The iPhone is Not a Revolution

January 11, 2007


On Tuesday Apple introduced the long expected iPhone is the masses of Mac-Fanatics.  While the device is surely a mastery of user interface, it does nothing to change the face of wireless in the U.S.  If Apple had done what I hoped, Steve would have not been exclusive with Cingular until 2009.  The only difference now is that costumers of Cingular will not get any deals that lower the price of the device. This is the same game T-mobile has with the Sidekick, or Cingular has
with the RAZR or CRZR whatEVR.  Or the same deal Verizon gets on the LG
ENVY, or Cingular gets with the BlackJack.  Its all bullshit, locking
customers into contracts, with specific devices that they want. 
    Not
one carrier in America is changing the dynamic of how much and how we
pay for mobility.  Another thing that worries me is the closed OS of
the iPhone.  If you want to develop for this platform of OSX with a
unique UI, then you need to get in touch with Apple.  This is exactly
what make phone UI suck right now.  Or rather, it is the open platform
of Windows and Apple computers that has made them so widely used. 
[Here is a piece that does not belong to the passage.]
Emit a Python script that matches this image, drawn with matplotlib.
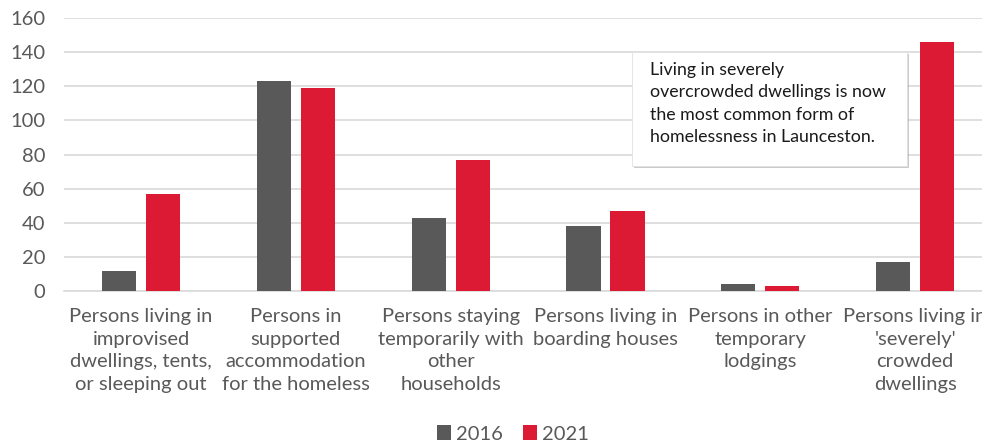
import matplotlib
matplotlib.use("Agg")
import matplotlib.pyplot as plt
import matplotlib.patches as mpatches
import matplotlib.patheffects as pe
import numpy as np

categories = [
    "Persons living in\nimprovised\ndwellings, tents,\nor sleeping out",
    "Persons in\nsupported\naccommodation\nfor the homeless",
    "Persons staying\ntemporarily with\nother\nhouseholds",
    "Persons living in\nboarding houses",
    "Persons in other\ntemporary\nlodgings",
    "Persons living in\n'severely'\ncrowded\ndwellings",
]
series_names = ["2016", "2021"]
values_2016 = [12, 123, 43, 38, 4, 17]
values_2021 = [57, 119, 77, 47, 3, 146]
yticks = [0, 20, 40, 60, 80, 100, 120, 140, 160]
note = ("Living in severely\novercrowded dwellings is now\n"
        "the most common form of\nhomelessness in Launceston.")

plt.rcParams['font.family'] = ['Lato', 'DejaVu Sans']
TXT = '#595959'
GRAY = '#595959'
RED = '#DC1A33'

fig = plt.figure(figsize=(9.82, 4.45), dpi=100)
ax = fig.add_axes([63.6 / 982, (445 - 291) / 445, 929 / 982, 273 / 445])

x = np.arange(len(categories))
w = 0.22
off = 0.142
ax.bar(x - off, values_2016, width=w, color=GRAY, label=series_names[0], zorder=3)
ax.bar(x + off, values_2021, width=w, color=RED, label=series_names[1], zorder=3)

ax.set_xlim(-0.5, len(categories) - 0.5)
ax.set_ylim(0, 160)
ax.set_yticks(yticks)
ax.yaxis.grid(True, color='#D9D9D9', linewidth=1.2, zorder=0)
ax.set_axisbelow(True)
for s in ['top', 'right', 'left']:
    ax.spines[s].set_visible(False)
ax.spines['bottom'].set_color('#D9D9D9')
ax.spines['bottom'].set_linewidth(1.2)
ax.tick_params(axis='y', length=0, pad=13, labelsize=14.5, labelcolor=TXT)
ax.tick_params(axis='x', length=0, pad=12, labelsize=14.5, labelcolor=TXT)
ax.set_xticks(x)
ax.set_xticklabels(categories, linespacing=1.42)

leg = fig.legend(loc='center', bbox_to_anchor=(513 / 982, 1 - 434 / 445), ncol=2,
                 frameon=False, fontsize=14.5, handlelength=0.7, handleheight=0.7,
                 handletextpad=0.25, columnspacing=1.0, labelcolor=TXT)

# annotation box
box = mpatches.Rectangle((632 / 982, 1 - 166 / 445), 275 / 982, 114 / 445,
                         transform=fig.transFigure, facecolor='white',
                         edgecolor='#E0E0E0', linewidth=0.6, zorder=5,
                         path_effects=[pe.SimplePatchShadow(offset=(1.5, -1.5), shadow_rgbFace='#999999', alpha=0.5), pe.Normal()])
fig.patches.append(box)
fig.text(650 / 982, 1 - 62 / 445, note, ha='left', va='top', fontsize=12.8,
         color='#1a1a1a', linespacing=1.5, zorder=6)

fig.savefig("out.png", dpi=100)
Anyone can program for them.  how else can people innovate in this
space?  Can Apple predict everything that people would like to see on
this device or their specific needs?  Nope.  Thats why an open platform
where anyone can develop programs for the device would benefit
everyone.   But there is Something Steve Jobs said that makes me
believe this won’t happen.  Jobs quoted a programmer that said,
    “People
who are really serious about software should make their own                 hardware”    
Alan Kay. 
   That doesn’t sound too good for the thousands of OSX
programmers who would love to extend the abilities of this device. And
in the end it doesn’t sound good to  the consumers either.
I will
stick to my Nokia e70. That is when I can afford it.